GIVEN INFORMATION:
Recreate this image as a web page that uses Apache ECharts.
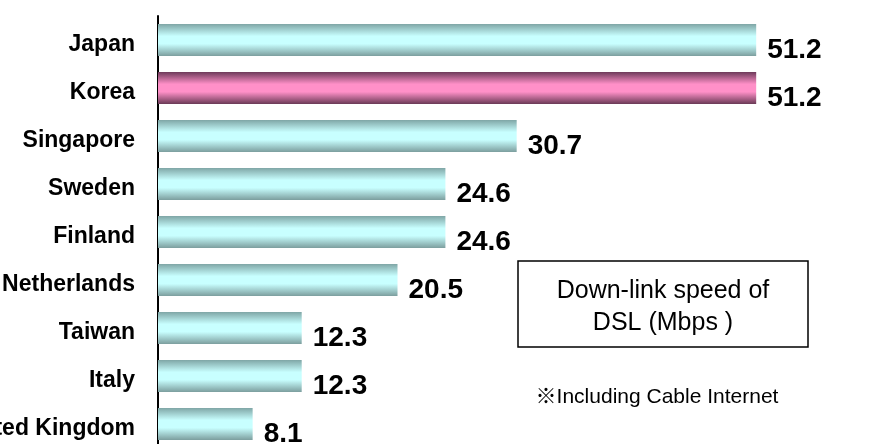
<!DOCTYPE html>
<html>
<head>
<meta charset="utf-8">
<script src="https://cdn.jsdelivr.net/npm/echarts@6/dist/echarts.min.js"></script>
<style>
  html, body { margin: 0; padding: 0; background: #fff; }
  #chart { width: 871px; height: 444px; }
</style>
</head>
<body>
<div id="chart"></div>
<script>
// Countries, top to bottom
const countries = ['Japan', 'Korea', 'Singapore', 'Sweden', 'Finland', 'Netherlands', 'Taiwan', 'Italy', 'United Kingdom'];
// Down-link speed of DSL (Mbps)
const speeds = [51.2, 51.2, 30.7, 24.6, 24.6, 20.5, 12.3, 12.3, 8.1];
// Country drawn in the highlight colour
const highlighted = 'Korea';

function barGradient(edgeTop, light, edgeBottom) {
  return new echarts.graphic.LinearGradient(0, 0, 0, 1, [
    { offset: 0, color: edgeTop },
    { offset: 0.38, color: light },
    { offset: 0.62, color: light },
    { offset: 1, color: edgeBottom }
  ]);
}
const cyanFill = barGradient('#7fa6a6', '#c8ffff', '#7c9e9e');
const pinkFill = barGradient('#6e3a5a', '#ff90c8', '#6a3a56');

const chart = echarts.init(document.getElementById('chart'), null, { renderer: 'canvas' });

chart.setOption({
  animation: false,
  backgroundColor: '#ffffff',
  grid: {
    left: 158, right: 12, top: 16, bottom: -4,
    containLabel: false,
    outerBoundsMode: 'none'
  },
  xAxis: {
    type: 'value',
    min: 0,
    max: 60,
    show: false
  },
  yAxis: {
    type: 'category',
    data: countries,
    inverse: true,
    axisLine: { show: true, lineStyle: { color: '#000', width: 2 } },
    axisTick: { show: false },
    axisLabel: {
      margin: 23,
      formatter: v => '{n|' + v + '}',
      rich: {
        n: {
          color: '#000',
          fontFamily: 'Liberation Sans, Arial, sans-serif',
          fontWeight: 'bold',
          fontSize: 23,
          padding: [10, 0, 0, 0]
        }
      }
    },
    splitLine: { show: false }
  },
  series: [{
    type: 'bar',
    data: countries.map((c, i) => ({
      value: speeds[i],
      itemStyle: { color: c === highlighted ? pinkFill : cyanFill }
    })),
    barWidth: 32,
    label: {
      show: true,
      position: 'right',
      distance: 11,
      offset: [0, 10],
      color: '#000',
      fontFamily: 'Liberation Sans, Arial, sans-serif',
      fontWeight: 'bold',
      fontSize: 28,
      formatter: p => p.value.toFixed(1)
    }
  }],
  graphic: [
    {
      type: 'rect',
      shape: { x: 518, y: 261, width: 290, height: 86 },
      style: { fill: '#fff', stroke: '#000', lineWidth: 1.5 }
    },
    {
      type: 'text',
      x: 663,
      y: 307,
      style: {
        text: 'Down-link speed of\nDSL (Mbps )',
        fontFamily: 'Liberation Sans, Arial, sans-serif',
        fontSize: 25,
        lineHeight: 32,
        fill: '#000',
        align: 'center',
        verticalAlign: 'middle'
      }
    },
    {
      type: 'text',
      x: 657,
      y: 397,
      style: {
        text: '※Including Cable Internet',
        fontFamily: 'Liberation Sans, Arial, "Noto Sans CJK JP", sans-serif',
        fontSize: 21,
        fill: '#000',
        align: 'center',
        verticalAlign: 'middle'
      }
    }
  ]
});
</script>
</body>
</html>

TASK DESCRIPTION: Every line above should be returned word for word, with the pictures left behind.

COMPLETED TASK:
Recreate this image as a web page that uses Apache ECharts.
<!DOCTYPE html>
<html>
<head>
<meta charset="utf-8">
<script src="https://cdn.jsdelivr.net/npm/echarts@6/dist/echarts.min.js"></script>
<style>
  html, body { margin: 0; padding: 0; background: #fff; }
  #chart { width: 871px; height: 444px; }
</style>
</head>
<body>
<div id="chart"></div>
<script>
// Countries, top to bottom
const countries = ['Japan', 'Korea', 'Singapore', 'Sweden', 'Finland', 'Netherlands', 'Taiwan', 'Italy', 'United Kingdom'];
// Down-link speed of DSL (Mbps)
const speeds = [51.2, 51.2, 30.7, 24.6, 24.6, 20.5, 12.3, 12.3, 8.1];
// Country drawn in the highlight colour
const highlighted = 'Korea';

function barGradient(edgeTop, light, edgeBottom) {
  return new echarts.graphic.LinearGradient(0, 0, 0, 1, [
    { offset: 0, color: edgeTop },
    { offset: 0.38, color: light },
    { offset: 0.62, color: light },
    { offset: 1, color: edgeBottom }
  ]);
}
const cyanFill = barGradient('#7fa6a6', '#c8ffff', '#7c9e9e');
const pinkFill = barGradient('#6e3a5a', '#ff90c8', '#6a3a56');

const chart = echarts.init(document.getElementById('chart'), null, { renderer: 'canvas' });

chart.setOption({
  animation: false,
  backgroundColor: '#ffffff',
  grid: {
    left: 158, right: 12, top: 16, bottom: -4,
    containLabel: false,
    outerBoundsMode: 'none'
  },
  xAxis: {
    type: 'value',
    min: 0,
    max: 60,
    show: false
  },
  yAxis: {
    type: 'category',
    data: countries,
    inverse: true,
    axisLine: { show: true, lineStyle: { color: '#000', width: 2 } },
    axisTick: { show: false },
    axisLabel: {
      margin: 23,
      formatter: v => '{n|' + v + '}',
      rich: {
        n: {
          color: '#000',
          fontFamily: 'Liberation Sans, Arial, sans-serif',
          fontWeight: 'bold',
          fontSize: 23,
          padding: [10, 0, 0, 0]
        }
      }
    },
    splitLine: { show: false }
  },
  series: [{
    type: 'bar',
    data: countries.map((c, i) => ({
      value: speeds[i],
      itemStyle: { color: c === highlighted ? pinkFill : cyanFill }
    })),
    barWidth: 32,
    label: {
      show: true,
      position: 'right',
      distance: 11,
      offset: [0, 10],
      color: '#000',
      fontFamily: 'Liberation Sans, Arial, sans-serif',
      fontWeight: 'bold',
      fontSize: 28,
      formatter: p => p.value.toFixed(1)
    }
  }],
  graphic: [
    {
      type: 'rect',
      shape: { x: 518, y: 261, width: 290, height: 86 },
      style: { fill: '#fff', stroke: '#000', lineWidth: 1.5 }
    },
    {
      type: 'text',
      x: 663,
      y: 307,
      style: {
        text: 'Down-link speed of\nDSL (Mbps )',
        fontFamily: 'Liberation Sans, Arial, sans-serif',
        fontSize: 25,
        lineHeight: 32,
        fill: '#000',
        align: 'center',
        verticalAlign: 'middle'
      }
    },
    {
      type: 'text',
      x: 657,
      y: 397,
      style: {
        text: '※Including Cable Internet',
        fontFamily: 'Liberation Sans, Arial, "Noto Sans CJK JP", sans-serif',
        fontSize: 21,
        fill: '#000',
        align: 'center',
        verticalAlign: 'middle'
      }
    }
  ]
});
</script>
</body>
</html>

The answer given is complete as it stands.